§ **EXERCISE DESCRIPTION**:
Pictures stay out of this copy, which runs from the first line of the material through the line containing "import seaborn as sns".

§ **STORED DATA**:
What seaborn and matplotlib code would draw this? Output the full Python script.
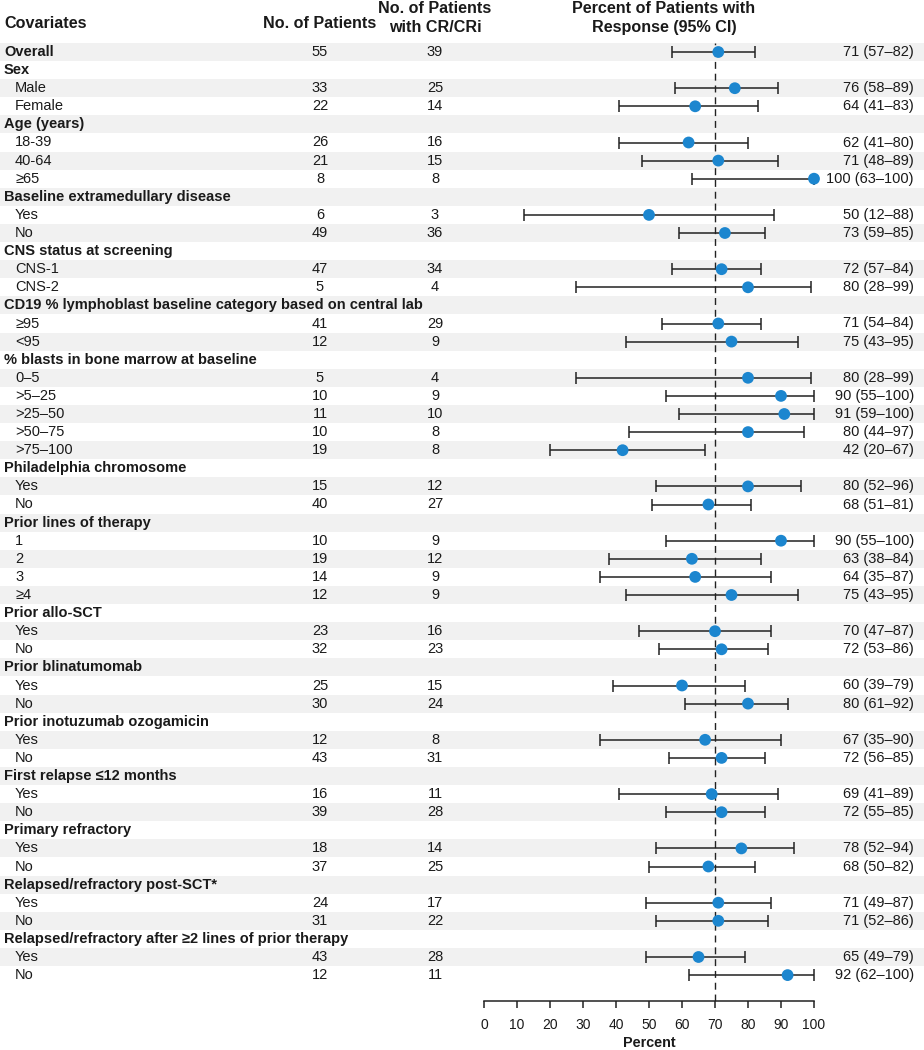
import pandas as pd
import matplotlib.pyplot as plt
import seaborn as sns

# ── Data ────────────────────────────────────────────────────────────────────
covariates = [
    "Overall", "Sex", "Male", "Female", "Age (years)", "18-39", "40-64", "≥65",
    "Baseline extramedullary disease", "Yes", "No",
    "CNS status at screening", "CNS-1", "CNS-2",
    "CD19 % lymphoblast baseline category based on central lab", "≥95", "<95",
    "% blasts in bone marrow at baseline", "0–5", ">5–25", ">25–50", ">50–75", ">75–100",
    "Philadelphia chromosome", "Yes", "No",
    "Prior lines of therapy", "1", "2", "3", "≥4",
    "Prior allo-SCT", "Yes", "No",
    "Prior blinatumomab", "Yes", "No",
    "Prior inotuzumab ozogamicin", "Yes", "No",
    "First relapse ≤12 months", "Yes", "No",
    "Primary refractory", "Yes", "No",
    "Relapsed/refractory post-SCT*", "Yes", "No",
    "Relapsed/refractory after ≥2 lines of prior therapy", "Yes", "No",
]
n_patients = [55, None, 33, 22, None, 26, 21, 8, None, 6, 49, None, 47, 5, None, 41, 12,
              None, 5, 10, 11, 10, 19, None, 15, 40, None, 10, 19, 14, 12, None, 23, 32,
              None, 25, 30, None, 12, 43, None, 16, 39, None, 18, 37, None, 24, 31, None, 43, 12]
n_cr = [39, None, 25, 14, None, 16, 15, 8, None, 3, 36, None, 34, 4, None, 29, 9,
        None, 4, 9, 10, 8, 8, None, 12, 27, None, 9, 12, 9, 9, None, 16, 23,
        None, 15, 24, None, 8, 31, None, 11, 28, None, 14, 25, None, 17, 22, None, 28, 11]
pct = [71, None, 76, 64, None, 62, 71, 100, None, 50, 73, None, 72, 80, None, 71, 75,
       None, 80, 90, 91, 80, 42, None, 80, 68, None, 90, 63, 64, 75, None, 70, 72,
       None, 60, 80, None, 67, 72, None, 69, 72, None, 78, 68, None, 71, 71, None, 65, 92]
ci_lo = [57, None, 58, 41, None, 41, 48, 63, None, 12, 59, None, 57, 28, None, 54, 43,
         None, 28, 55, 59, 44, 20, None, 52, 51, None, 55, 38, 35, 43, None, 47, 53,
         None, 39, 61, None, 35, 56, None, 41, 55, None, 52, 50, None, 49, 52, None, 49, 62]
ci_hi = [82, None, 89, 83, None, 80, 89, 100, None, 88, 85, None, 84, 99, None, 84, 95,
         None, 99, 100, 100, 97, 67, None, 96, 81, None, 100, 84, 87, 95, None, 87, 86,
         None, 79, 92, None, 90, 85, None, 89, 85, None, 94, 82, None, 87, 86, None, 79, 100]
ref_line = 70
x_ticks = [0, 10, 20, 30, 40, 50, 60, 70, 80, 90, 100]

# ── Layout (pixels) ─────────────────────────────────────────────────────────
W, H = 924, 1050
TOP, STEP = 52, 18.1
AX_L, AX_R, AX_T, AX_B = 484, 814, 43, 1001
BLUE = "#1c86cf"
SHADE = "#f1f1f1"
INK = "#1a1a1a"
FS = 10.5      # body rows
FS_HDR = 11.6  # column headers

sns.set_theme(style="white")
plt.rcParams["font.family"] = ["Liberation Sans", "DejaVu Sans"]

df = pd.DataFrame({"label": covariates, "n": n_patients, "cr": n_cr,
                   "pct": pct, "lo": ci_lo, "hi": ci_hi})
df["y"] = TOP + STEP * df.index
df["bold"] = df["n"].isna() | (df.index == 0)

fig = plt.figure(figsize=(W / 100, H / 100), dpi=100)

# background table axes in pixel units
bg = fig.add_axes([0, 0, 1, 1])
bg.set_xlim(0, W)
bg.set_ylim(H, 0)
bg.axis("off")
shaded = df[df.index % 2 == 0]
bg.barh(shaded["y"], width=W, height=STEP, left=0, color=SHADE, linewidth=0)

for _, r in df.iterrows():
    if r["bold"]:
        bg.text(4, r["y"], r["label"], fontsize=FS, fontweight="bold", va="center", color=INK)
    else:
        bg.text(15, r["y"], r["label"], fontsize=FS, va="center", color=INK)
    if pd.notna(r["n"]):
        bg.text(320, r["y"], f"{int(r['n'])}", fontsize=FS, va="center", ha="center", color=INK)
        bg.text(435, r["y"], f"{int(r['cr'])}", fontsize=FS, va="center", ha="center", color=INK)
        bg.text(914, r["y"], f"{int(r['pct'])} ({int(r['lo'])}–{int(r['hi'])})",
                fontsize=FS, va="center", ha="right", color=INK)

hdr = dict(fontsize=FS_HDR, fontweight="bold", va="center", color=INK)
bg.text(4, 23, "Covariates", ha="left", **hdr)
bg.text(320, 23, "No. of Patients", ha="center", **hdr)
bg.text(435, 8.5, "No. of Patients", ha="center", **hdr)
bg.text(435, 27.5, "with CR/CRi", ha="center", **hdr)
bg.text(664, 8.5, "Percent of Patients with", ha="center", **hdr)
bg.text(664, 27.5, "Response (95% CI)", ha="center", **hdr)

# forest axes
ax = fig.add_axes([AX_L / W, 1 - AX_B / H, (AX_R - AX_L) / W, (AX_B - AX_T) / H])
ax.patch.set_alpha(0)
pts = df.dropna(subset=["pct"])
ax.errorbar(pts["pct"], pts["y"], xerr=[pts["pct"] - pts["lo"], pts["hi"] - pts["pct"]],
            fmt="none", ecolor="#222222", elinewidth=1.1, capsize=4.3, capthick=1.1,
            clip_on=False, zorder=2)
sns.scatterplot(data=pts, x="pct", y="y", ax=ax, color=BLUE, s=72, edgecolor="none",
                zorder=3, clip_on=False, legend=False)
ax.axvline(ref_line, color="#222222", linestyle=(0, (5, 3.5)), linewidth=1.0, zorder=1)
ax.set_xlim(0, 100)
ax.set_ylim(AX_B, AX_T)
for s in ["top", "right", "left"]:
    ax.spines[s].set_visible(False)
ax.spines["bottom"].set_color("#222222")
ax.spines["bottom"].set_linewidth(1.1)
ax.set_xticks(x_ticks)
ax.set_yticks([])
ax.tick_params(axis="x", bottom=True, direction="out", length=5, width=1.1,
               color="#222222", labelsize=10, labelcolor=INK, pad=7)
ax.set_xlabel("Percent", fontsize=10.4, fontweight="bold", labelpad=3, color=INK)
ax.set_ylabel("")

fig.savefig("out.png", dpi=100)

§ **PROBLEM SOLUTION**:
What seaborn and matplotlib code would draw this? Output the full Python script.
import pandas as pd
import matplotlib.pyplot as plt
import seaborn as sns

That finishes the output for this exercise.